Increased Immigration Leading to Higher Wages for Native Born Citizens?
Could the United States learn a thing or two from the small nation of Denmark when it comes to immigration? Policy makers in most developed nations worry about the economic effects of international migration flows. In particular, arguments to limit or even eliminate external migration find resonance during times of economic contraction. The argument goes something like this: Newcomers enter the receiving country with few transferable skills and limited language proficiency, the number of jobs in lower skilled occupations are finite, newcomers take over the limited number of lower skilled jobs, and the previous native born workers find themselves unemployed. While such an argument may be possible when labor markets are viewed as static and non-dynamic, the case of Denmark between 1991 and 2008 empirically demonstrates the opposite, showing that even supply driven immigration may result in net positive employment and additional job market improvements.
Mette Foged and Giovanni Peri argue in their August 2013 NBER Working Paper “Immigrants and Native Workers: New Analysis Using Longitudinal Employer-Employee Data” that dogmatic and static labor market analyses are oversimplified. If anything, they find that the entry of lower skilled immigrant workers bolsters the employment outcomes of native born workers. Moreover, the researchers determine that after the entry of lower skilled immigrants, native born workers earned higher wages, experienced increased occupational mobility, and gained higher specialization resulting in increased productivity.
Beginning in the early nineties, Denmark began experiencing a significant inflow of refugees primarily from Bosnia, Somalia, and Iraq. All three countries were embroiled in conflict and the refugee arrivals were followed by family reunifications. Foged and Peri extract their data from the Danish Integrated Database for Labor Market Research. The datasets are rich insomuch as they permitted the authors to follow individuals and firms over time. The study tracked labor force participants between the ages of 18 and 65, and identified their employment status, occupation, wage (adjusted to inflation), and country of origin. The authors then control for age, labor market experience, job tenure, education, and marital status. Using the information on country of origin, the authors categorize workers as either foreign born or native born.
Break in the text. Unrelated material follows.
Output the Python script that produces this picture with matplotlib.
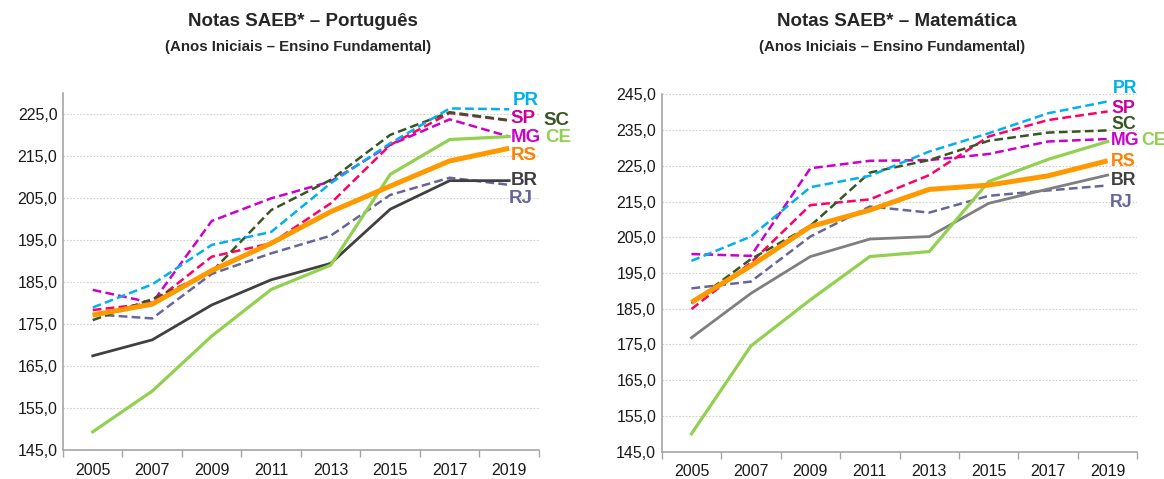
import numpy as np
import matplotlib.pyplot as plt
from matplotlib.ticker import FuncFormatter

plt.rcParams['font.family'] = ['Liberation Sans', 'DejaVu Sans']

anos = ['2005', '2007', '2009', '2011', '2013', '2015', '2017', '2019']

# Português (anos iniciais)
port_pr = [179.0, 184.5, 193.9, 197.0, 208.6, 218.1, 226.4, 226.2]
port_sp = [178.4, 180.0, 191.1, 194.3, 203.8, 217.7, 225.3, 223.5]
port_sc = [176.0, 181.0, 187.5, 202.2, 209.4, 220.1, 225.5, 223.6]
port_mg = [183.2, 180.1, 199.6, 205.0, 209.0, 217.7, 223.8, 219.7]
port_ce = [149.4, 159.1, 172.2, 183.3, 189.1, 210.7, 219.0, 219.7]
port_rs = [177.2, 179.8, 187.8, 194.3, 201.8, 207.9, 213.9, 216.9]
port_br = [167.5, 171.3, 179.6, 185.6, 189.5, 202.4, 209.2, 209.2]
port_rj = [177.4, 176.4, 187.0, 191.9, 196.1, 205.8, 209.9, 208.2]

# Matemática (anos iniciais)
mat_pr = [198.4, 205.2, 219.0, 222.2, 229.0, 234.1, 239.7, 243.0]
mat_sp = [184.9, 197.9, 214.0, 215.6, 222.4, 233.2, 237.8, 240.2]
mat_sc = [186.5, 198.9, 208.2, 223.1, 226.6, 232.0, 234.3, 234.9]
mat_mg = [200.3, 199.8, 224.3, 226.4, 226.6, 228.3, 231.8, 232.5]
mat_ce = [150.0, 174.6, 187.5, 199.6, 201.0, 220.6, 226.8, 231.8]
mat_rs = [186.8, 197.0, 208.0, 212.6, 218.4, 219.6, 222.2, 226.4]
mat_br = [176.9, 189.3, 199.6, 204.5, 205.2, 214.5, 218.5, 222.4]
mat_rj = [190.7, 192.6, 205.2, 213.6, 211.9, 216.6, 218.1, 219.5]

cores = {'PR': '#00B0F0', 'SP': '#FF0066', 'SC': '#375623', 'MG': '#CC00CC',
         'CE': '#92D050', 'RS': '#FF9900', 'RJ': '#666699'}
cores_rotulo = {'PR': '#00B0F0', 'SP': '#CC0099', 'SC': '#375623', 'MG': '#CC00CC',
                'CE': '#92D050', 'RS': '#FF8000', 'RJ': '#666699'}

fig = plt.figure(figsize=(11.64, 4.79), dpi=100)
ax1 = fig.add_axes([0.0541, 0.0599, 0.4089, 0.7453])
ax2 = fig.add_axes([0.5685, 0.0570, 0.4086, 0.7461])


def desenha(ax, dados, cor_br, ylim, rotulos, tam):
    x = np.arange(len(anos))
    for uf in ['RJ', 'MG', 'SP', 'SC', 'PR']:
        ax.plot(x, dados[uf], color=cores[uf], lw=1.8, dashes=(3.5, 1.7), zorder=3)
    ax.plot(x, dados['BR'], color=cor_br, lw=2.0, zorder=4)
    ax.plot(x, dados['CE'], color=cores['CE'], lw=2.3, zorder=4)
    ax.plot(x, dados['RS'], color=cores['RS'], lw=3.6, zorder=5, solid_capstyle='butt')

    ax.set_xlim(-0.5, len(anos) - 0.5)
    ax.set_ylim(*ylim)
    ax.set_yticks(np.arange(145, ylim[1] + 0.1, 10))
    ax.yaxis.set_major_formatter(FuncFormatter(lambda v, p: f'{v:.1f}'.replace('.', ',')))
    ax.set_xticks(x)
    ax.set_xticklabels(anos)
    ax.set_xticks(np.arange(-0.5, len(anos)), minor=True)
    ax.tick_params(axis='x', which='major', length=0, pad=9, labelsize=11.5, labelcolor='#1a1a1a')
    ax.tick_params(axis='x', which='minor', length=5, color='#A6A6A6', width=1)
    ax.tick_params(axis='y', length=0, pad=4, labelsize=11.5, labelcolor='#1a1a1a')
    for s in ['top', 'right']:
        ax.spines[s].set_visible(False)
    for s in ['left', 'bottom']:
        ax.spines[s].set_color('#A6A6A6')
        ax.spines[s].set_linewidth(1.2)
    ax.grid(axis='y', color='#D0D0D0', lw=0.8, ls=(0, (1.5, 1.5)))
    ax.set_axisbelow(True)

    for uf, (xr, yr) in rotulos.items():
        cor = '#404040' if uf == 'BR' else cores_rotulo[uf]
        ax.text(xr, yr, uf, color=cor, fontsize=tam, fontweight='bold',
                va='center', ha='left', clip_on=False)


port = {'PR': port_pr, 'SP': port_sp, 'SC': port_sc, 'MG': port_mg,
        'CE': port_ce, 'RS': port_rs, 'BR': port_br, 'RJ': port_rj}
mat = {'PR': mat_pr, 'SP': mat_sp, 'SC': mat_sc, 'MG': mat_mg,
       'CE': mat_ce, 'RS': mat_rs, 'BR': mat_br, 'RJ': mat_rj}

desenha(ax1, port, '#404040', (145, 230),
        {'PR': (7.06, 228.4), 'SP': (7.03, 223.9), 'SC': (7.57, 223.6), 'MG': (7.03, 219.4),
         'CE': (7.6, 219.4), 'RS': (7.03, 215.3), 'BR': (7.03, 209.2), 'RJ': (7.0, 205.0)}, 13.5)
desenha(ax2, mat, '#7F7F7F', (145, 245),
        {'PR': (7.09, 246.7), 'SP': (7.06, 241.0), 'SC': (7.06, 236.6), 'MG': (7.06, 232.0),
         'CE': (7.57, 232.0), 'RS': (7.06, 226.2), 'BR': (7.06, 221.0), 'RJ': (7.04, 214.8)}, 12.8)

for xc, nome in [(303 / 1164, 'Português'), (897 / 1164, 'Matemática')]:
    fig.text(xc, 1 - 22 / 479, f'Notas SAEB* – {nome}', ha='center', va='center',
             fontsize=13.5, fontweight='bold', color='#262626')
    fig.text(xc - 5 / 1164, 1 - 47 / 479, '(Anos Iniciais – Ensino Fundamental)', ha='center',
             va='center', fontsize=10.8, fontweight='bold', color='#262626')

fig.savefig('out.png', dpi=100)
Foged and Peri derive four main conclusions from their research. First, native born workers in municipalities that accepted larger immigrant inflows saw their wages increase and experienced higher occupational mobility. The probability that workers in these municipalities saw an inflation adjusted raise was 25 percent higher than in the municipalities that did not experience migrant inflows. Second, less educated native workers in all municipalities saw some wage increases (though not statistically significant, meaning the differences may have been due to chance). Third, highly skilled native born workers saw the highest level of increase in occupational mobility levels, both across firms and towards other municipalities. Fourth, the level of complexity within occupations for the lowest educated Danish workers increased approximately five years after the inflow of immigrants to the municipality, resulting in higher productivity and higher wages. The probability that the highest skilled workers saw a raise was varied between 39 and 45 percent. Interestingly, occupations in the public sector, which are normally restricted to Danish nationals, did not experience higher wages that were statistically significant. The authors underscore that the migratory inflows did not increase the probability of native born Danes becoming unemployed.
Importantly, the authors note that the Danish labor market is extremely flexible, in contrast to most of its European counterparts. Coupled with the inflow of less educated and low language proficiency immigrants along with family members, the hiring, firing, and transitions across jobs and occupations were frequent and not costly compared with more ridged labor markets. Moreover, wage bargaining was mainly done at the decentralized firm level, similar to current practices in the United States.
Even though the labor markets of the United States and Denmark vary in size, scope, and industries, their relative flexibility and openness make them structurally comparable. The Danish experience, while not a panacea, ought to inform policy makers in the United States concerned with the plight of less educated lower skilled American born workers, and add insight to the ongoing immigration reform debate.